REQUIREMENT: Extract every line of the material that holds the string "this".

Rows from a dataset of charts and code:
════════

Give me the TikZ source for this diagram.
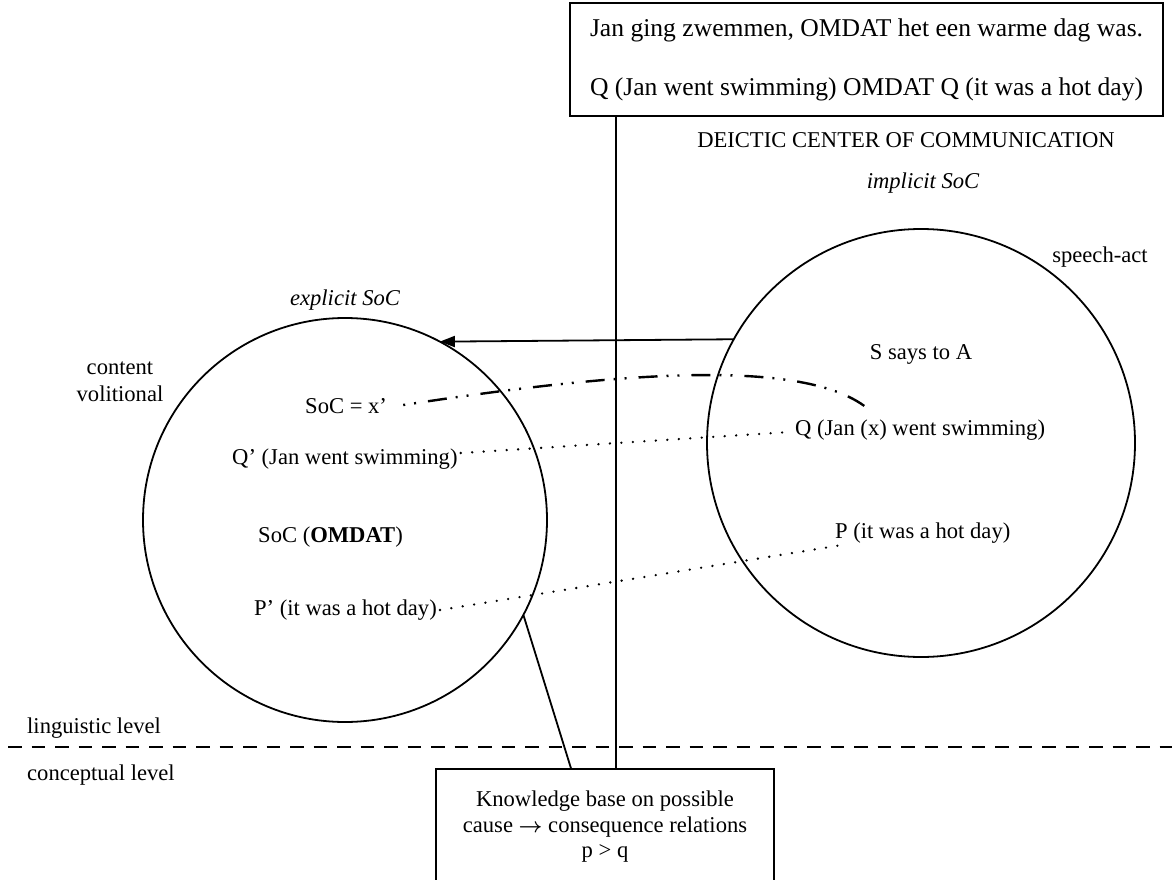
\documentclass[tikz,border=0pt]{standalone}
\usepackage{fontspec}
\setmainfont{Liberation Serif}
\usetikzlibrary{arrows.meta,calc}
\begin{document}
\begin{tikzpicture}[x=1pt,y=-1pt,
  txt/.style={font=\fontsize{22.6}{25.5}\selectfont, inner sep=0pt},
  ring/.style={circle, draw, line width=1.8pt, inner sep=0pt, outer sep=0pt},
  frame/.style={draw, line width=1.8pt, outer sep=0pt},
  link/.style={line width=1.8pt},
  dotline/.style={line width=2.6pt, line cap=round, dash pattern=on 0pt off 11.5pt},
  dashdotdot/.style={line width=2.4pt, dash pattern=on 19pt off 9pt on 2pt off 9pt on 2pt off 12pt, dash phase=28pt},
  levelline/.style={line width=2pt, dash pattern=on 13.5pt off 10pt},
]
\useasboundingbox (0,0) rectangle (1172,880);

% the two domains
\node[ring, minimum size=428pt] (rc) at (921,443) {};
\node[ring, minimum size=404pt] (lc) at (345,520) {};

% utterance box and knowledge base
\node[frame, anchor=north west, minimum width=588pt, minimum height=113pt,
      align=left, inner xsep=20pt, inner ysep=0pt,
      font=\fontsize{25.6}{27}\selectfont] (tb) at (570,3)
  {Jan ging zwemmen, OMDAT het een warme dag was.\\[32pt]Q (Jan went swimming) OMDAT Q (it was a hot day)};
\node[frame, txt, anchor=north, minimum width=338pt, minimum height=116pt, align=center] (kb) at (605,769)
  {Knowledge base on possible\\cause {\boldmath$\rightarrow$} consequence relations\\p > q};

% labels
\node[txt, anchor=base] (deictic) at (906,147) {DEICTIC CENTER OF COMMUNICATION};
\node[txt, anchor=base] (impl) at (923,188) {\itshape implicit SoC};
\node[txt, anchor=base] (speech) at (1100,262) {speech-act};
\node[txt, anchor=base] (expl) at (345,305) {\itshape explicit SoC};
\node[txt, anchor=base] (cont) at (120,374) {content};
\node[txt, anchor=base] (vol) at (120,401) {volitional};
\node[txt, anchor=base] (ssays) at (921,359) {S says to A};
\node[txt, anchor=base west] (socx) at (305,413) {SoC = x’};
\node[txt, anchor=base west] (qp) at (232,464) {Q’ (Jan went swimming)};
\node[txt, anchor=base west] (q) at (795,435) {Q (Jan (x) went swimming)};
\node[txt, anchor=base west] (soc) at (258,542) {SoC (\textbf{OMDAT})};
\node[txt, anchor=base west] (p) at (835,538) {P (it was a hot day)};
\node[txt, anchor=base east] (pp) at (437,615) {P’ (it was a hot day)};
\node[txt, anchor=base west] (ling) at (27,733) {linguistic level};
\node[txt, anchor=base west] (conc) at (27,780) {conceptual level};

% boundary between the levels
\coordinate (lvlL) at (8,747);
\coordinate (lvlR) at (1172,747);
\draw[levelline] (lvlL) -- (lvlR);

% deictic axis
\coordinate (axis) at ([xshift=46pt]tb.south west);
\draw[link] (axis) -- (axis |- kb.north);

% connectors
\draw[link, -{Triangle[length=15pt,width=11pt]}] (rc.151.5) -- (lc.62.4);
\draw[link] (lc.332.4) -- ($(kb.north west)!0.4!(kb.north east)$);

\draw[dashdotdot] ([shift={(16pt,8pt)}]socx.base east)
  .. controls (600,375) and (800,355) .. ([shift={(72pt,27pt)}]q.base west);
\draw[dotline] ([shift={(3pt,11pt)}]qp.base east) -- ([shift={(-5pt,3pt)}]q.base west);
\draw[dotline] ([shift={(3pt,5pt)}]pp.base east) -- ([shift={(7pt,-7pt)}]p.base west);
\end{tikzpicture}
\end{document}
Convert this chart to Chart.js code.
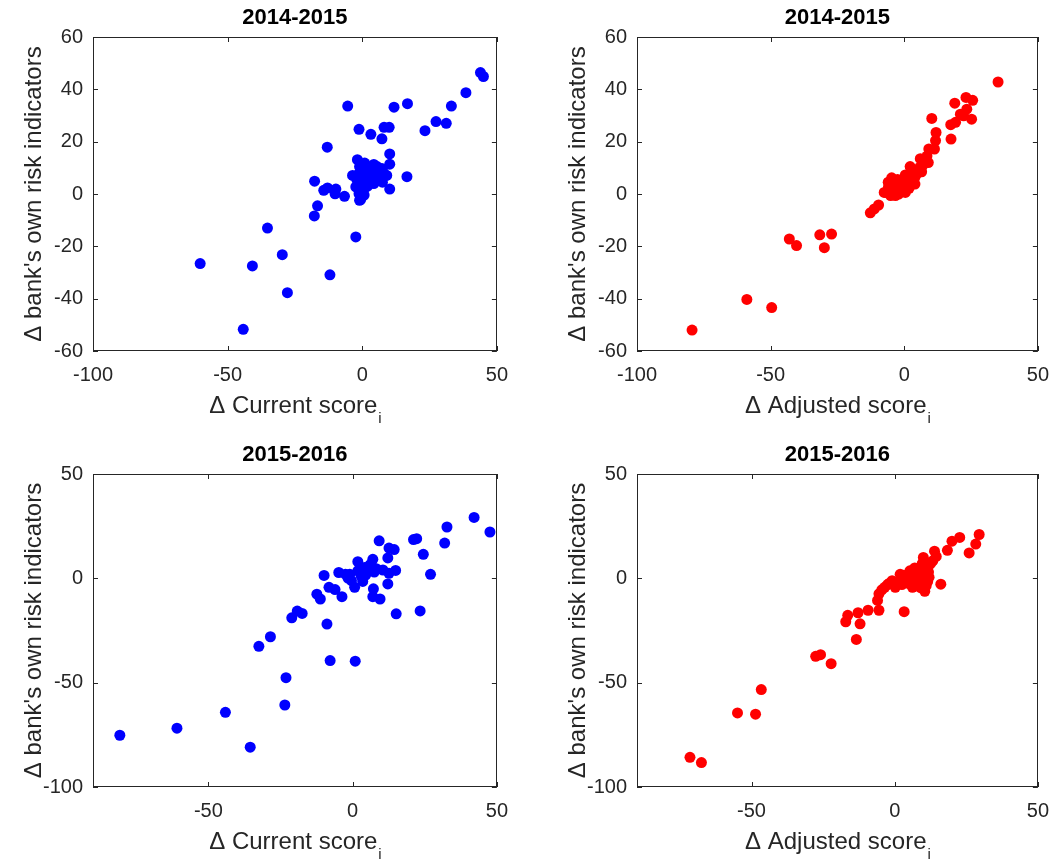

════════

WRITTEN RESPONSE:
Give me the TikZ source for this diagram.
Convert this chart to Chart.js code.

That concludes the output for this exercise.